## [TASK BRIEF]
Read through the entries below and return each line with the word "Convert".

## [ENTRIES PROVIDED]
:::::

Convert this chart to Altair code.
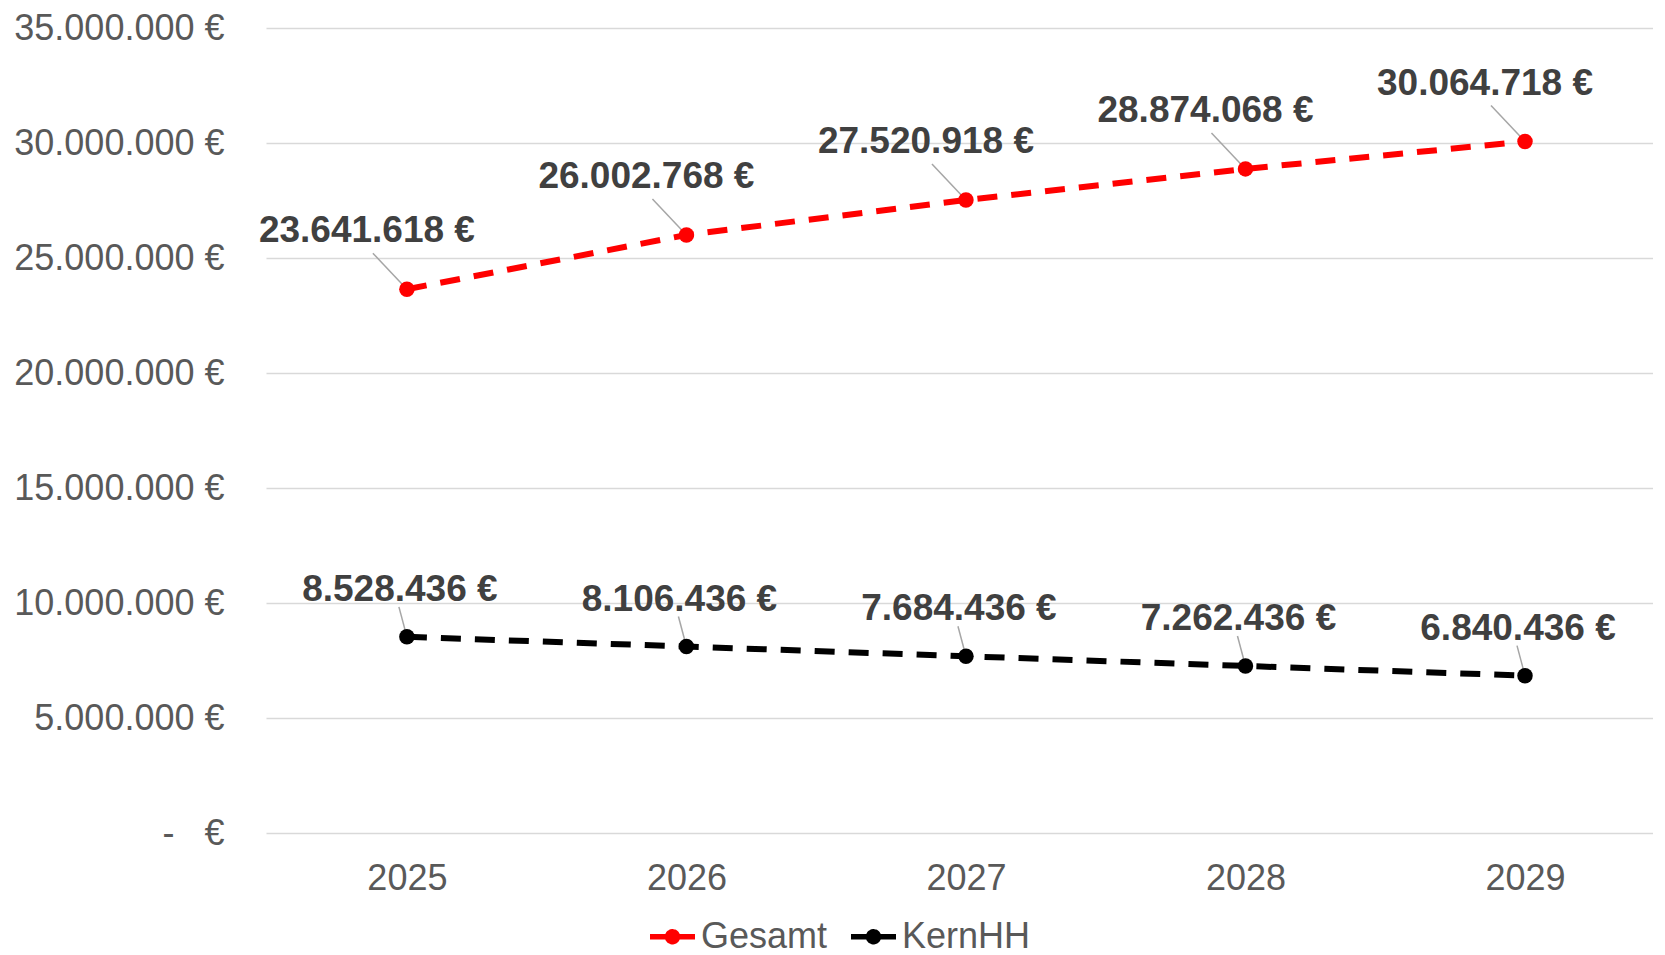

:::::

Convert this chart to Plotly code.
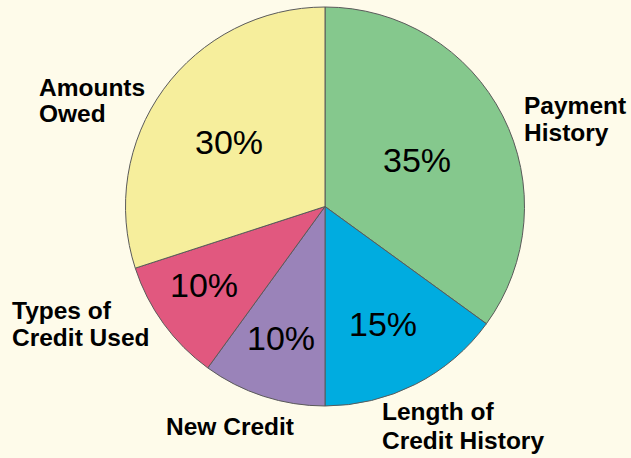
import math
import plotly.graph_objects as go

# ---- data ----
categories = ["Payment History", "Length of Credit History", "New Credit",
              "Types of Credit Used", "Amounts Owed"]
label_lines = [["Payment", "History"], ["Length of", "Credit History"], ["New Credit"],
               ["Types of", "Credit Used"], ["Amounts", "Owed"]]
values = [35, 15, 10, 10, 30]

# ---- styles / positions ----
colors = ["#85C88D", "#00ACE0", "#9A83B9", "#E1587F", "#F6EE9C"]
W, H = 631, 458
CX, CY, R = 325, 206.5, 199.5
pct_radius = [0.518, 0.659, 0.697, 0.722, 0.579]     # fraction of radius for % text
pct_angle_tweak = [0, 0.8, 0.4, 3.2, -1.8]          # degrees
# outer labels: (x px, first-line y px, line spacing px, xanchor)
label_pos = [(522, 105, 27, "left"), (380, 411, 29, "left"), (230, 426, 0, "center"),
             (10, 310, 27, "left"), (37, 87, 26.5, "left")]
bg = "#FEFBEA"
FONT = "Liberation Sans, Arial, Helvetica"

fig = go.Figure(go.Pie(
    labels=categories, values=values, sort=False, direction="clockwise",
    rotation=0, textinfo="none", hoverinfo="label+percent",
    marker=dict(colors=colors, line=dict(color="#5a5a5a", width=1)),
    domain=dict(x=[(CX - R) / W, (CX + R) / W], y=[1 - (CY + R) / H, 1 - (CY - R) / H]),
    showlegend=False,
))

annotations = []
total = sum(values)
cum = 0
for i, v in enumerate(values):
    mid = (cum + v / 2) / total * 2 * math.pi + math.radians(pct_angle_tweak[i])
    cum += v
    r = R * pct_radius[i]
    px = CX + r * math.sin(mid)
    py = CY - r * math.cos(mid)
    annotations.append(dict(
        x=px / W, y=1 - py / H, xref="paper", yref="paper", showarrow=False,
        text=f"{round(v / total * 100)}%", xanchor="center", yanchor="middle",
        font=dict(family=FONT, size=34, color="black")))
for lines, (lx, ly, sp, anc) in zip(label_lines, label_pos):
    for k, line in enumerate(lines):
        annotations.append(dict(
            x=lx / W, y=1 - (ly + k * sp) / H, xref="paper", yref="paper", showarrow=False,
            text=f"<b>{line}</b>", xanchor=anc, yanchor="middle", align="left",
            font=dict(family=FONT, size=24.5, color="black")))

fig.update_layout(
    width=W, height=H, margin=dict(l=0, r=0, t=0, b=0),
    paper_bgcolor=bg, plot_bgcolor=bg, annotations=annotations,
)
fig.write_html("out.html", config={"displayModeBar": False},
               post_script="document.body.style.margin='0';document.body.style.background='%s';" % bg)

:::::

## [RESPONSE FOR THIS EXERCISE]
Convert this chart to Altair code.
Convert this chart to Plotly code.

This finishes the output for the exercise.